* Record set:
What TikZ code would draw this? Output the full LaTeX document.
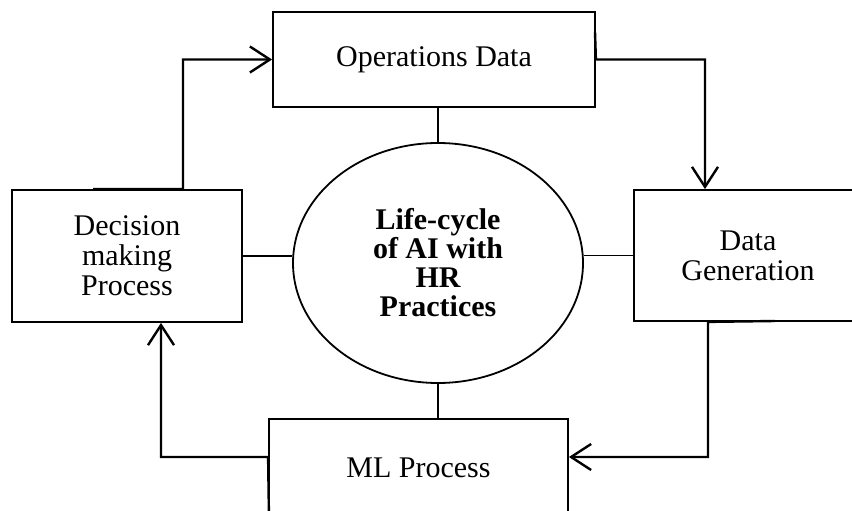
\documentclass[tikz,border=0pt]{standalone}
\usepackage{fontspec}
\setmainfont{Liberation Serif}
\usetikzlibrary{arrows.meta,shapes.geometric}
\begin{document}
\begin{tikzpicture}[x=1pt,y=-1pt,
    box/.style={draw, line width=1.8pt, align=center, font=\fontsize{30}{30}\selectfont},
    flow/.style={line width=2.4pt, -{Straight Barb[length=20pt,width=26pt,line width=2.4pt]}},
    link/.style={line width=1.1pt}]
    \useasboundingbox (0,0) rectangle (852,511);
    \clip (0,0) rectangle (852,511);
    % Centre ellipse
    \node[draw, ellipse, line width=1.8pt, minimum width=290pt, minimum height=240pt,
          align=center, font=\fontsize{30}{29}\selectfont\bfseries] (life) at (438,263)
          {Life-cycle\\of AI with\\HR\\Practices};
    % Boxes round it
    \node[box, minimum width=322pt, minimum height=95pt] (ops) at (434,59.5) {Operations Data};
    \node[box, minimum width=230pt, minimum height=132pt] (dec) at (127,256) {Decision\\making\\Process};
    \node[box, minimum width=228pt, minimum height=131pt] (gen) at (748,255.5) {Data\\Generation};
    \node[box, minimum width=299pt, minimum height=98pt] (ml) at (418.5,468) {ML Process};
    % Thin links to the centre
    \draw[link] (ops.south -| life.north) -- (life.north);
    \draw[link] (dec.east) -- (dec.east -| life.west);
    \draw[link] (gen.west) -- (gen.west -| life.east);
    \draw[link] (life.south) -- (life.south |- ml.north);
    % Loop of arrows
    \coordinate (d0) at (93,189);
    \coordinate (o0) at (595,32);
    \coordinate (g0) at (775,321);
    \coordinate (m0) at (269,520);
    \draw[flow] (d0) -- ([xshift=56pt]dec.north) |- (ops.west);
    \draw[flow] (o0) -- (ops.east) -| ([xshift=-43pt]gen.north);
    \draw[flow] (g0) -- ([xshift=-40pt]gen.south) |- ([yshift=11pt]ml.east);
    \draw[flow] (m0) -- ([yshift=11pt]ml.west) -| ([xshift=34pt]dec.south);
\end{tikzpicture}
\end{document}
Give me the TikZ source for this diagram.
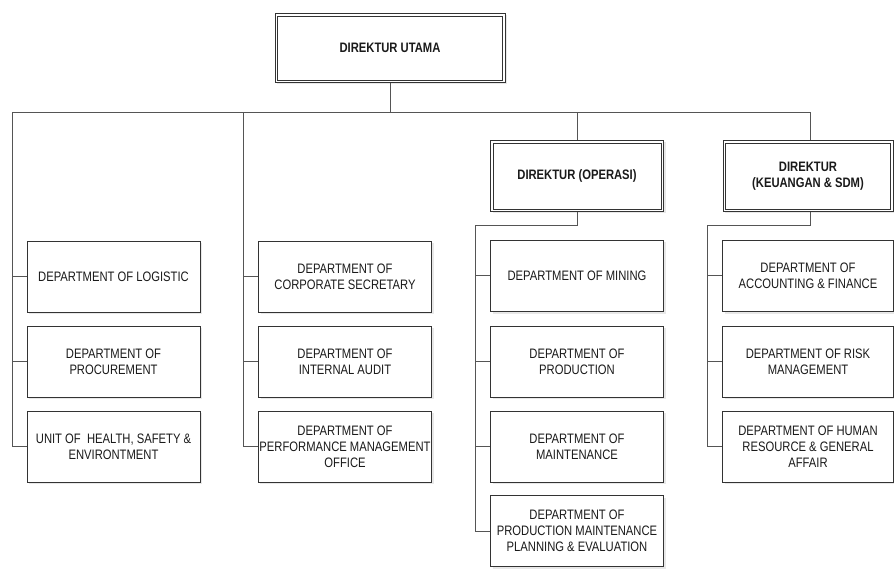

* Problem to solve: Quote the preceding records in their entirety, excluding every picture.

* Full output:
What TikZ code would draw this? Output the full LaTeX document.
\documentclass[tikz,border=0pt]{standalone}
\usepackage{fontspec}
\setmainfont{Liberation Serif}
\usetikzlibrary{arrows.meta,shapes.geometric}
\begin{document}
\begin{tikzpicture}[x=1pt,y=-1pt,
    box/.style={draw, line width=1.8pt, align=center, font=\fontsize{30}{30}\selectfont},
    flow/.style={line width=2.4pt, -{Straight Barb[length=20pt,width=26pt,line width=2.4pt]}},
    link/.style={line width=1.1pt}]
    \useasboundingbox (0,0) rectangle (852,511);
    \clip (0,0) rectangle (852,511);
    % Centre ellipse
    \node[draw, ellipse, line width=1.8pt, minimum width=290pt, minimum height=240pt,
          align=center, font=\fontsize{30}{29}\selectfont\bfseries] (life) at (438,263)
          {Life-cycle\\of AI with\\HR\\Practices};
    % Boxes round it
    \node[box, minimum width=322pt, minimum height=95pt] (ops) at (434,59.5) {Operations Data};
    \node[box, minimum width=230pt, minimum height=132pt] (dec) at (127,256) {Decision\\making\\Process};
    \node[box, minimum width=228pt, minimum height=131pt] (gen) at (748,255.5) {Data\\Generation};
    \node[box, minimum width=299pt, minimum height=98pt] (ml) at (418.5,468) {ML Process};
    % Thin links to the centre
    \draw[link] (ops.south -| life.north) -- (life.north);
    \draw[link] (dec.east) -- (dec.east -| life.west);
    \draw[link] (gen.west) -- (gen.west -| life.east);
    \draw[link] (life.south) -- (life.south |- ml.north);
    % Loop of arrows
    \coordinate (d0) at (93,189);
    \coordinate (o0) at (595,32);
    \coordinate (g0) at (775,321);
    \coordinate (m0) at (269,520);
    \draw[flow] (d0) -- ([xshift=56pt]dec.north) |- (ops.west);
    \draw[flow] (o0) -- (ops.east) -| ([xshift=-43pt]gen.north);
    \draw[flow] (g0) -- ([xshift=-40pt]gen.south) |- ([yshift=11pt]ml.east);
    \draw[flow] (m0) -- ([yshift=11pt]ml.west) -| ([xshift=34pt]dec.south);
\end{tikzpicture}
\end{document}
Give me the TikZ source for this diagram.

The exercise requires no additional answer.